Tuesday, August 30, 2011

Looking for the Girl Who's Looking for her Keys?

So today I had two - not one - but two good friends complain to me at work, independently of one another, that they miss Premedicated Me.  One expressed frustration that she is no longer able to distract me from my work with idle conversation and gossip, and that if this continues, she will have no choice but to take my rebuffs personally. 

The second friend lamented the fact that I had sat in my cubical all morning working, of all things, without coming to visit with her in her cubical, as had been my daily routine since the beginning of time.  This friend grudgingly acknowledged that my new and improved attention span is, in fact, a good thing; but asked that I try to at least check in briefly in the morning before tackling the world's problems.  I assured her that I would put that on my calendar. 

Who knew that one little daily capsule would turn me into one of those people who believe that work should come before play.  Sure, I wanted to be more productive - that was a major motivation for seeking ADHD treatment.  But I hadn't anticipated that I would experience an ethical transformation.  I always knew that I wasn't living up to my potential, as they say.  But I never would have guessed in a million years that there was a workaholic trapped inside my slacking shell, struggling to get out just so she could update that spreadsheet right now - the one her boss said he didn't need until the end of the week. 

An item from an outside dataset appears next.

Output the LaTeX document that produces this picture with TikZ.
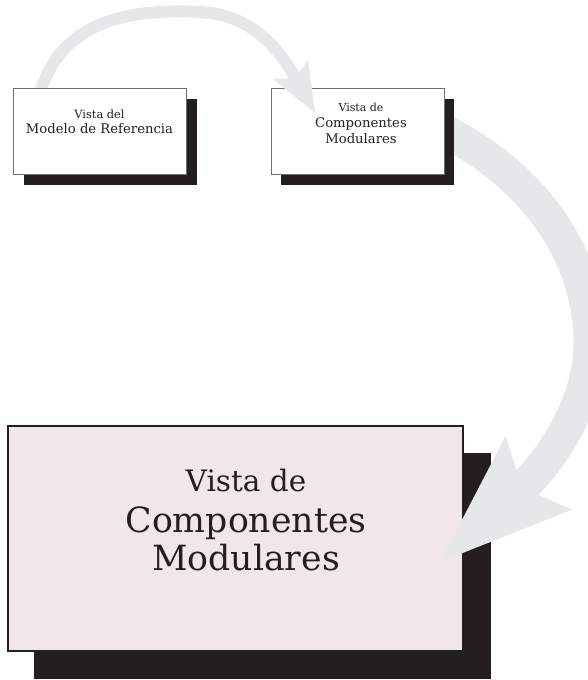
\documentclass[tikz,border=0pt]{standalone}
\usepackage{fontspec}
\setmainfont{DejaVu Serif}
\usetikzlibrary{arrows.meta}
\definecolor{ink}{HTML}{231F20}
\definecolor{arrowgrey}{HTML}{E6E7E8}
\definecolor{pinkfill}{HTML}{F1E6EA}
\definecolor{edgegrey}{HTML}{6D6E71}
\pgfdeclarelayer{back}
\pgfdeclarelayer{mid}
\pgfdeclarelayer{front}
\pgfsetlayers{back,mid,main,front}
\begin{document}
\begin{tikzpicture}[x=1pt,y=-1pt,
  smallshadow/.style={fill=ink,draw=none,inner sep=0pt,minimum width=173pt,minimum height=86pt},
  smallbox/.style={fill=white,draw=edgegrey,line width=0.8pt,inner sep=0pt,minimum width=173pt,minimum height=86pt,text=ink},
  bigshadow/.style={fill=ink,draw=none,inner sep=0pt,minimum width=457pt,minimum height=226pt},
  bigbox/.style={fill=pinkfill,draw=ink,line width=1.6pt,inner sep=0pt,minimum width=455pt,minimum height=225pt,text=ink},
  thinflow/.style={draw=arrowgrey,line width=12pt,-{Stealth[length=50pt,width=40pt,inset=10pt,line width=0pt]}},
  thickflow/.style={draw=arrowgrey,line width=33pt,-{Stealth[length=133pt,width=99pt,inset=22pt,line width=0pt]}}
]
\useasboundingbox (0,0) rectangle (588,680);
% big box (back layer)
\begin{pgfonlayer}{back}
\node[bigshadow] (b3s) at (262.5,566) {};
\node[bigbox] (b3) at (235.5,538.5) {\begin{minipage}[c][225pt][t]{455pt}\centering\leftskip=21pt plus 1fil
\vspace*{43pt}\fontsize{29.5}{38}\selectfont Vista de\\[3pt]
\fontsize{34.7}{38}\selectfont Componentes\\
Modulares\par\end{minipage}};
\end{pgfonlayer}
% box 2 (main layer)
\node[smallshadow] (b2s) at (367.5,141.5) {};
\node[smallbox] (b2) at (357.5,131) {\begin{minipage}[c][86pt][t]{173pt}\centering\leftskip=7pt plus 1fil
\vspace*{15.6pt}\fontsize{11}{16}\selectfont Vista de\\
\fontsize{13.2}{16}\selectfont Componentes\\
Modulares\par\end{minipage}};
% box 1 (front layer)
\begin{pgfonlayer}{front}
\node[smallshadow] (b1s) at (110,141.5) {};
\node[smallbox] (b1) at (99.5,131) {\begin{minipage}[c][86pt][t]{173pt}\centering
\vspace*{21.6pt}\fontsize{11.4}{15}\selectfont Vista del\\
\fontsize{13.2}{15}\selectfont Modelo de Referencia\par\end{minipage}};
\end{pgfonlayer}
\coordinate (tip1) at (315,113);
\coordinate (tip2) at (440,562);
% arrow 1: box 1 -> box 2
\draw[thinflow] ([xshift=26pt,yshift=-10pt]b1.north west) .. controls (58,25) and (120,8) .. (200,12) .. controls (248,14) and (277,45) .. (tip1);
% arrow 2: box 2 -> big box
\begin{pgfonlayer}{mid}
\draw[thickflow] (b2.east) .. controls (525,172) and (588,245) .. (590,340) .. controls (591,425) and (522,488) .. (tip2);
\end{pgfonlayer}
\end{tikzpicture}
\end{document}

No, I didn't expect any of that.  But once I discovered that Inattentive Poster Girl has a focused, motivated--and somewhat driven--alter ego, I assumed, frankly, that there would be little, if any, use for the old me, with the sleepy receptors.  I spent a lot of years trying to hide her existence, lying for her, making excuses for her.  I criticized her mercilessly when no one else was around.  I was often embarrassed by her.  I was tired and demoralized by all the trouble she caused.  I wanted her gone. 

I hadn't really considered that perhaps she had her place and a purpose. 

Maybe I was too hard on the little scatterbrained procrastinator - the one who talks too much and works too little.  The one who smiles and nods at you, but has no idea what you just said because she's not listening--instead, she's trying to remember where her debit card is. . .and the last name of that guy from Wham . . . not George . . . the other guy. 

I hadn't considered that she might have special gifts to offer - gifts that can be cultivated only by an unconfined, "disordered," mind [ADHD "positives"].

Well, luckily, she isn't gone.  It will take some time for the two of us to figure out how to live together--how to divide up the house work, as it were.  But rest assured she's around.  After dinner on a busy long day is a good time to find her.  You'll know her right away--she'll be the one trying to feed Flintstone's Chewables to the cat, and crunchy salmon-flavored treats to her kids, while recounting for you, in excruciating detail, her zany grocery-store misadventure from earlier in the day.  And she'll probably ask you if you've seen her keys.